Many concerns have been raised about the current oracle and swap mechanisms, including the potential for undesirable arbitrage between on and off-chain markets, off-chain price manipulation, unrealistic spread behavior and more. Recent volatility in the crypto markets, which has naturally affected the price of Luna, has exposed some of those weaknesses. This fine lady/gentleman was able to earn a handsome profit in Luna and KRT equal to roughly $12K (based on our estimates) purely from on-chain swaps — credit to Paul Kim for uncovering and calculating the damage. This profit may well have been risk-free — a likely explanation is that the price of Luna was manipulated off-chain, giving rise to profit opportunities on-chain.
The broader concern, however, is that the swap mechanism is giving rise to attack vectors and arbitrage opportunities when the price of Terra is perfectly stable. The on-chain market’s very reason for existence is to create Terra arbitrage between on and off-chain when its price diverges from the peg. And yet, by looking at current Terra and Luna prices, it is clear that whatever arbitrage arises between on and off-chain markets is a result of Luna’s price changes, not Terra’s.
One way to look at this conundrum is that the protocol is acting as a market maker for the wrong asset: it is meant to be a market maker for Terra, not Luna. While strictly speaking the two go hand in hand for the Terra/Luna market, Luna is only supposed to be the medium that serves to keep the price of Terra stable. Liquidity is most important when demand for Terra changes — either increases translating to a price above the peg, or decreases translating to a price below the peg. In the former case it is crucial that the protocol can sell Terra, in the latter it is crucial that it can buy Terra. When none of the two is happening, the protocol is offering no particular service to Terra holders — rather it is acting as a Luna market maker in exchange for an asset that is stable. And it is bound to be quite lousy at that: it receives a delayed price feed, it is susceptible to misreported prices and so on. The implication is that swap liquidity is crucial when the price of Terra is drifting away from the peg, and potentially damaging when it is trading at the peg. The farther from the peg Terra’s price, the more important liquidity becomes.

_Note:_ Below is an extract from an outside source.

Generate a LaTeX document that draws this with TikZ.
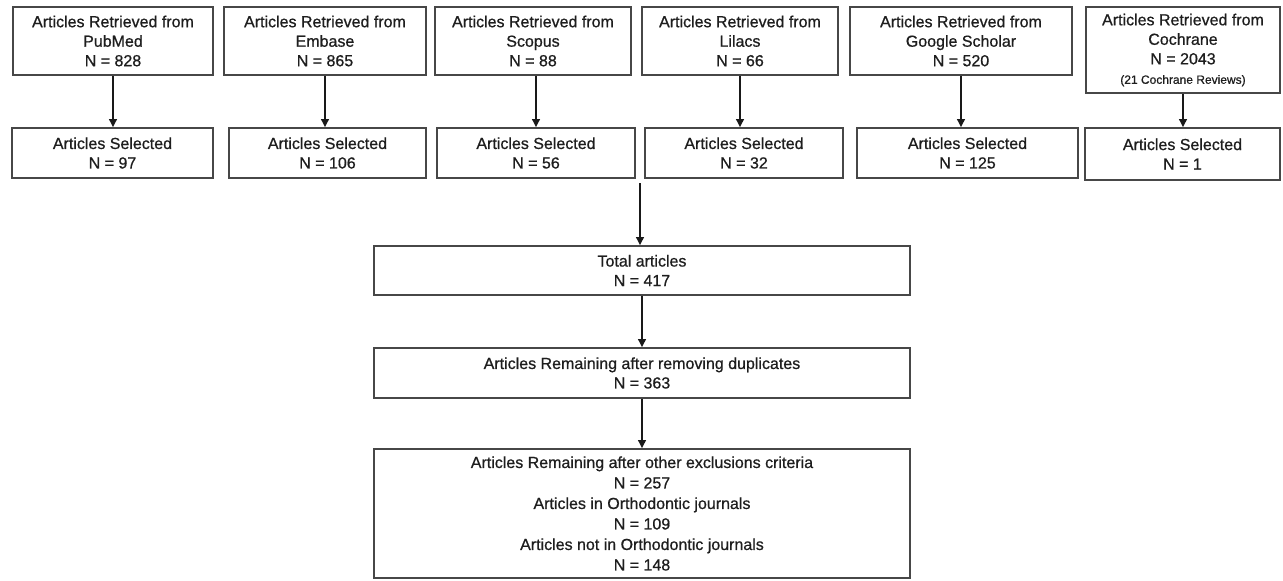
\documentclass[tikz,border=0pt]{standalone}
\usepackage{fontspec}
\setmainfont[FakeBold=0.7]{Liberation Sans}
\usetikzlibrary{arrows.meta,calc}
\definecolor{boxgray}{HTML}{474747}
\definecolor{txt}{HTML}{1E1E1E}
\begin{document}
\begin{tikzpicture}[x=1pt,y=-1pt,
  bx/.style={draw=boxgray, line width=1.6pt, fill=white, inner sep=0pt, align=center,
    text=txt, font=\fontsize{16}{19.5}\selectfont},
  arr/.style={draw=black!90, line width=2pt, -{Triangle[width=7.5pt,length=8pt]}}]
\useasboundingbox (0,0) rectangle (1283,581);
% row 1
\node[bx, minimum width=200pt, minimum height=68pt] (p1) at (113,41) {Articles Retrieved from\\PubMed\\N = 828};
\node[bx, minimum width=202pt, minimum height=68pt] (e1) at (325,41) {Articles Retrieved from\\Embase\\N = 865};
\node[bx, minimum width=196pt, minimum height=68pt] (s1) at (533,41) {Articles Retrieved from\\Scopus\\N = 88};
\node[bx, minimum width=196pt, minimum height=68pt] (l1) at (740,41) {Articles Retrieved from\\Lilacs\\N = 66};
\node[bx, minimum width=222pt, minimum height=68pt] (g1) at (961,41) {Articles Retrieved from\\Google Scholar\\N = 520};
\node[bx, minimum width=194pt, minimum height=86pt] (c1) at (1183,50) {Articles Retrieved from\\Cochrane\\N = 2043\\[0pt]{\fontsize{12}{14}\selectfont (21 Cochrane Reviews)}};
% row 2
\node[bx, minimum width=201pt, minimum height=50pt] (p2) at (112.5,153) {Articles Selected\\N = 97};
\node[bx, minimum width=197pt, minimum height=50pt] (e2) at (327.5,153) {Articles Selected\\N = 106};
\node[bx, minimum width=198pt, minimum height=50pt] (s2) at (536,153) {Articles Selected\\N = 56};
\node[bx, minimum width=198pt, minimum height=50pt] (l2) at (744,153) {Articles Selected\\N = 32};
\node[bx, minimum width=221pt, minimum height=50pt] (g2) at (967.5,153) {Articles Selected\\N = 125};
\node[bx, minimum width=195pt, minimum height=52pt] (c2) at (1182.5,154) {Articles Selected\\N = 1};
% central column
\node[bx, minimum width=536pt, minimum height=49pt] (tot) at (642,270.5) {Total articles\\N = 417};
\node[bx, minimum width=536pt, minimum height=50pt] (dup) at (642,373) {Articles Remaining after removing duplicates\\N = 363};
\node[bx, minimum width=536pt, minimum height=129pt, font=\fontsize{16}{20.5}\selectfont] (fin) at (642,513.5) {Articles Remaining after other exclusions criteria\\N = 257\\Articles in Orthodontic journals\\N = 109\\Articles not in Orthodontic journals\\N = 148};
\coordinate (merge) at (640,183);
% arrows
\draw[arr] (p1.south) -- (p1.south |- p2.north);
\draw[arr] (e1.south) -- (e1.south |- e2.north);
\draw[arr] (s1.south -| s2.north) -- (s2.north);
\draw[arr] (l1.south) -- (l1.south |- l2.north);
\draw[arr] (g1.south) -- (g1.south |- g2.north);
\draw[arr] (c1.south) -- (c1.south |- c2.north);
\draw[arr] (merge) -- (merge |- tot.north);
\draw[arr] (tot.south) -- (dup.north);
\draw[arr] (dup.south) -- (fin.north);
\end{tikzpicture}
\end{document}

A reasonable objection could be: isn’t Terra stable exclusively because the protocol is making its market using Luna? If that were true, reduced liquidity around the peg could compromise it. In practice, this is almost certainly not true. Terra has purchasing power at an increasing number of e-commerce companies equal to the price it is pegged at (often higher given the discounts it gives access to), so there are many reasons to buy it at face value beyond receiving Luna in return. There is also a significant number of market makers willing to buy and sell Terra’s price close to the peg using fiat, i.e. regardless of Luna and the on-chain market. The existence of the on-chain market is of course essential, but is not the only reason there is demand for Terra at face value, and it certainly does not need to be the first line of defense in keeping Terra stable. In fact, I think that the on-chain market should be the last line of defense, and it should be optimized to do that job alone superbly well. The core stability mechanism, i.e. adjusting transaction fees and burn rate to maintain stable Luna demand, has been designed with that purpose in mind. We should consider adjusting the swap mechanism to serve this essential and more limited role. What do you all think?
There are many ways this could be implemented in practice. A straightforward implementation based on the current Columbus 2 swap/spread mechanism would be to increase the daily Luna supply change cap the further Terra’s price drifts from the peg (or the higher its volatility), starting with a very low cap when Terra trades at the peg or is highly stable. In other words, offer limited liquidity when Terra is stable — increase the spread very rapidly in response to swaps, and increase liquidity the more its price diverges from the target — increase the spread more slowly. Thoughts or alternative proposals?